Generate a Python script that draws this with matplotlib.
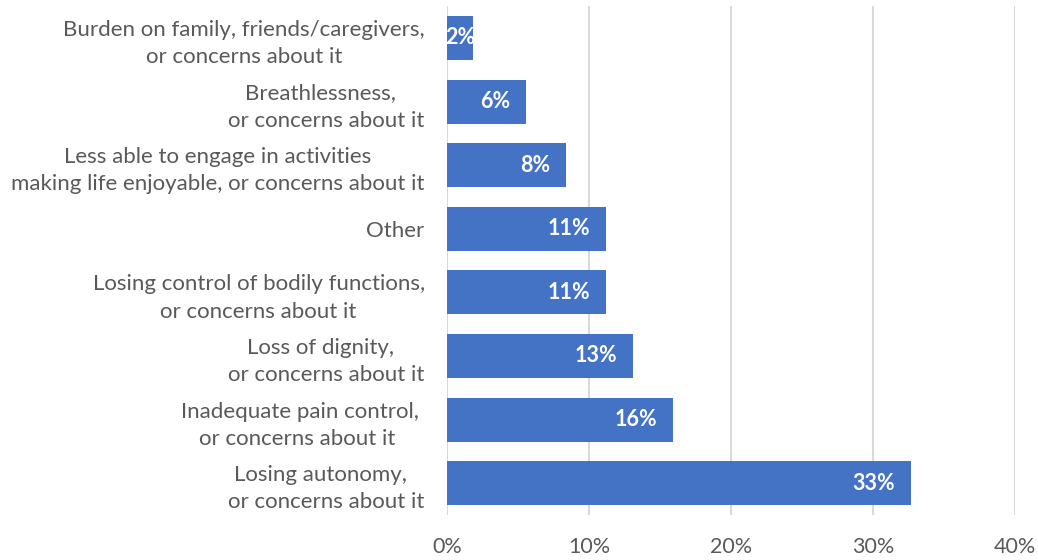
import matplotlib.pyplot as plt
from matplotlib.ticker import PercentFormatter

plt.rcParams['font.family'] = ['Lato', 'DejaVu Sans']

# reasons, top to bottom
reasons = [
    'Burden on family, friends/caregivers,\nor concerns about it',
    'Breathlessness,  \nor concerns about it',
    'Less able to engage in activities\nmaking life enjoyable, or concerns about it',
    'Other',
    'Losing control of bodily functions,\nor concerns about it',
    'Loss of dignity,  \nor concerns about it',
    'Inadequate pain control, \nor concerns about it  ',
    'Losing autonomy,  \nor concerns about it',
]
share = [1.8, 5.6, 8.4, 11.2, 11.2, 13.1, 15.9, 32.7]

bar_color = '#4472C4'
grid_color = '#D9D9D9'
text_color = '#595959'

fig = plt.figure(figsize=(10.38, 5.6), dpi=100)
ax = fig.add_axes([0.4306, 0.0804, 0.9778 - 0.4306, 0.989 - 0.0804])

y = range(len(reasons))
bars = ax.barh(y, share, height=0.69, color=bar_color, zorder=3)

ax.set_xlim(0, 40)
ax.set_ylim(len(reasons) - 0.5, -0.5)
ax.set_xticks([0, 10, 20, 30, 40])
ax.xaxis.set_major_formatter(PercentFormatter(decimals=0))
ax.set_yticks(list(y))
ax.set_yticklabels(reasons, multialignment='center', fontsize=16, linespacing=1.45)

ax.grid(axis='x', color=grid_color, linewidth=1.5, zorder=0)
for s in ax.spines.values():
    s.set_visible(False)
ax.tick_params(axis='both', length=0, colors=text_color)
ax.tick_params(axis='x', pad=16, labelsize=15.5)
ax.tick_params(axis='y', pad=16)

# value labels at the inside end of each bar
for i, v in enumerate(share):
    label = f'{v:.0f}%'
    if v < 3:
        ax.text(v / 2, i, label, ha='center', va='center', color='white',
                fontsize=15.5, fontweight='bold', zorder=4)
    else:
        ax.annotate(label, (v, i), xytext=(-11.5, 0), textcoords='offset points',
                    ha='right', va='center', color='white',
                    fontsize=15.5, fontweight='bold', zorder=4)

fig.savefig('out.png', dpi=100)
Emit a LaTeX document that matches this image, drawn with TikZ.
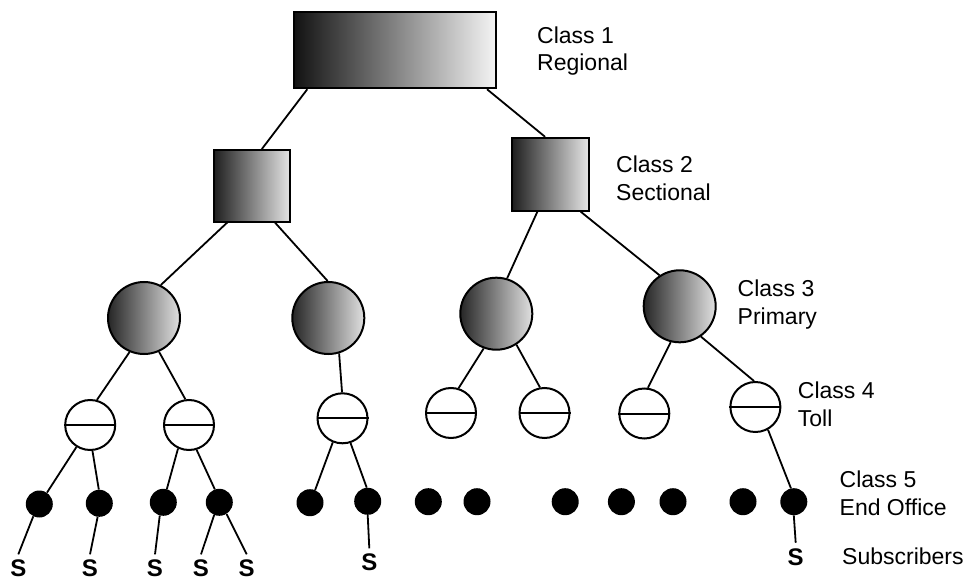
* * * * * * *
Problem description => Without the pictures, transcribe the listing above exactly.

Completed exercise =>
Generate a Python script that draws this with matplotlib.
import matplotlib.pyplot as plt
from matplotlib.ticker import PercentFormatter

plt.rcParams['font.family'] = ['Lato', 'DejaVu Sans']

# reasons, top to bottom
reasons = [
    'Burden on family, friends/caregivers,\nor concerns about it',
    'Breathlessness,  \nor concerns about it',
    'Less able to engage in activities\nmaking life enjoyable, or concerns about it',
    'Other',
    'Losing control of bodily functions,\nor concerns about it',
    'Loss of dignity,  \nor concerns about it',
    'Inadequate pain control, \nor concerns about it  ',
    'Losing autonomy,  \nor concerns about it',
]
share = [1.8, 5.6, 8.4, 11.2, 11.2, 13.1, 15.9, 32.7]

bar_color = '#4472C4'
grid_color = '#D9D9D9'
text_color = '#595959'

fig = plt.figure(figsize=(10.38, 5.6), dpi=100)
ax = fig.add_axes([0.4306, 0.0804, 0.9778 - 0.4306, 0.989 - 0.0804])

y = range(len(reasons))
bars = ax.barh(y, share, height=0.69, color=bar_color, zorder=3)

ax.set_xlim(0, 40)
ax.set_ylim(len(reasons) - 0.5, -0.5)
ax.set_xticks([0, 10, 20, 30, 40])
ax.xaxis.set_major_formatter(PercentFormatter(decimals=0))
ax.set_yticks(list(y))
ax.set_yticklabels(reasons, multialignment='center', fontsize=16, linespacing=1.45)

ax.grid(axis='x', color=grid_color, linewidth=1.5, zorder=0)
for s in ax.spines.values():
    s.set_visible(False)
ax.tick_params(axis='both', length=0, colors=text_color)
ax.tick_params(axis='x', pad=16, labelsize=15.5)
ax.tick_params(axis='y', pad=16)

# value labels at the inside end of each bar
for i, v in enumerate(share):
    label = f'{v:.0f}%'
    if v < 3:
        ax.text(v / 2, i, label, ha='center', va='center', color='white',
                fontsize=15.5, fontweight='bold', zorder=4)
    else:
        ax.annotate(label, (v, i), xytext=(-11.5, 0), textcoords='offset points',
                    ha='right', va='center', color='white',
                    fontsize=15.5, fontweight='bold', zorder=4)

fig.savefig('out.png', dpi=100)
Emit a LaTeX document that matches this image, drawn with TikZ.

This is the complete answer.